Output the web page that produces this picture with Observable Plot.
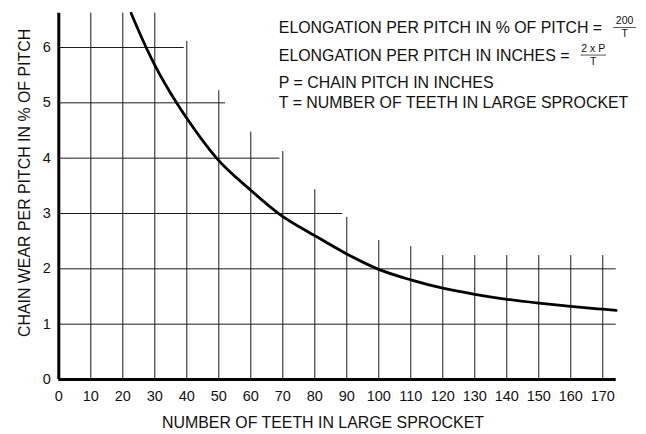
<!DOCTYPE html>
<html>
<head>
<meta charset="utf-8">
<script src="https://cdn.jsdelivr.net/npm/d3@7"></script>
<script src="https://cdn.jsdelivr.net/npm/@observablehq/plot@0.6"></script>
<style>
  html, body { margin: 0; padding: 0; background: #fff; }
  #chart { width: 646px; height: 434px; }
</style>
</head>
<body>
<div id="chart"></div>
<script>
// Tick labels
const xTicks = [0, 10, 20, 30, 40, 50, 60, 70, 80, 90, 100, 110, 120, 130, 140, 150, 160, 170];
const yTicks = [0, 1, 2, 3, 4, 5, 6];

// Vertical grid lines (teeth) and how high each one reaches (wear %)
const gridTeeth = [10, 20, 30, 40, 50, 60, 70, 80, 90, 100, 110, 120, 130, 140, 150, 160, 170];
const gridTop   = [6.62, 6.62, 6.62, 6.11, 5.22, 4.47, 4.12, 3.43, 2.93, 2.51, 2.40, 2.24, 2.24, 2.24, 2.24, 2.24, 2.24];

// Horizontal grid lines (wear %) and how far right each one reaches (teeth)
const gridWear  = [1, 2, 3, 4, 5, 6];
const gridRight = [174.2, 174.2, 88.7, 69.1, 52.1, 39.2];

// Curve
const curveTeeth = [22.6, 27.3, 30, 36.8, 40, 49.3, 60, 68.7, 80, 90, 100, 110, 120, 130, 140, 150, 160, 170, 174.2];
const curveWear  = [6.62, 6.0, 5.68, 5.0, 4.72, 4.0, 3.42, 3.0, 2.6, 2.27, 1.99, 1.80, 1.65, 1.54, 1.45, 1.38, 1.32, 1.27, 1.25];

// Texts
const xLabel = "NUMBER OF TEETH IN LARGE SPROCKET";
const yLabel = "CHAIN WEAR PER PITCH IN % OF PITCH";
const notes = [
  "ELONGATION PER PITCH IN % OF PITCH =",
  "ELONGATION PER PITCH IN INCHES =",
  "P = CHAIN PITCH IN INCHES",
  "T = NUMBER OF TEETH IN LARGE SPROCKET"
];
const fractions = [
  {num: "200", den: "T"},
  {num: "2 x P", den: "T"}
];

const vGrid = gridTeeth.map((t, i) => ({t, top: gridTop[i]}));
const hGrid = gridWear.map((w, i) => ({w, right: gridRight[i]}));
const curve = curveTeeth.map((t, i) => ({t, w: curveWear[i]}));

const font = "'Liberation Sans', Arial, Helvetica, sans-serif";
const noteDy = [9, 36.6, 64, 83.3];

const marks = [
  Plot.ruleX(vGrid, {x: "t", y1: 0, y2: "top", stroke: "#1a1a1a", strokeWidth: 1}),
  Plot.ruleY(hGrid, {y: "w", x1: 0, x2: "right", stroke: "#1a1a1a", strokeWidth: 1}),
  Plot.ruleX([0], {stroke: "#000", strokeWidth: 3}),
  Plot.ruleY([0], {stroke: "#000", strokeWidth: 3}),
  Plot.line(curve, {x: "t", y: "w", curve: "monotone-x", stroke: "#000", strokeWidth: 2.8}),
  Plot.text([xLabel], {text: d => d, frameAnchor: "bottom", textAnchor: "middle", dx: -14.5, dy: 43, lineAnchor: "middle", fontSize: 15.9, fill: "#111"}),
  Plot.text([yLabel], {text: d => d, frameAnchor: "left", textAnchor: "middle", rotate: -90, dx: -33.8, dy: -13.4, lineAnchor: "middle", fontSize: 15.9, fill: "#111"}),
  ...notes.map((n, i) => Plot.text([n], {text: d => d, frameAnchor: "top-left", textAnchor: "start", lineAnchor: "top", dx: 220, dy: noteDy[i], fontSize: 15.9, fill: "#111"}))
];

const chart = Plot.plot({
  width: 646,
  height: 434,
  marginLeft: 58.3,
  marginRight: 30.3,
  marginTop: 12.7,
  marginBottom: 55,
  style: {fontFamily: font, fontSize: "14.5px", color: "#111", background: "#fff", overflow: "visible"},
  x: {domain: [0, 174.2], ticks: xTicks, tickSize: 0, tickPadding: 11, label: null, tickFormat: d => String(d)},
  y: {domain: [0, 6.62], ticks: yTicks, tickSize: 0, tickPadding: 8, label: null, tickFormat: d => String(d)},
  marks
});

document.getElementById("chart").appendChild(chart);

// Fractions after lines 1 and 2
const svgNode = chart.tagName.toLowerCase() === "svg" ? chart : chart.querySelector("svg");
const svg = d3.select(svgNode);
const svgRect = svgNode.getBoundingClientRect();
const barWidths = [23, 25.6];
fractions.forEach((f, i) => {
  const t = svg.selectAll("text").filter(function () { return this.textContent === notes[i]; }).node();
  if (!t) return;
  const r = t.getBoundingClientRect();
  const x0 = r.right - svgRect.left + 11;
  const midY = (r.top + r.bottom) / 2 - svgRect.top;
  const barY = midY - 0.5;
  const w = barWidths[i];
  const g = svg.append("g").attr("font-family", font).attr("fill", "#111");
  g.append("line").attr("x1", x0).attr("x2", x0 + w).attr("y1", barY).attr("y2", barY)
    .attr("stroke", "#444").attr("stroke-width", 0.9);
  g.append("text").attr("x", x0 + w / 2).attr("y", barY - 3.2).attr("text-anchor", "middle")
    .attr("font-size", 10.5).text(f.num);
  g.append("text").attr("x", x0 + w / 2).attr("y", barY + 10).attr("text-anchor", "middle")
    .attr("font-size", 10.5).text(f.den);
});
</script>
</body>
</html>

[WRITTEN REQUEST]
From the data above, count the lines where "this" occurs and give that figure and nothing else.

[RESPONSE TO THE EXERCISE]
2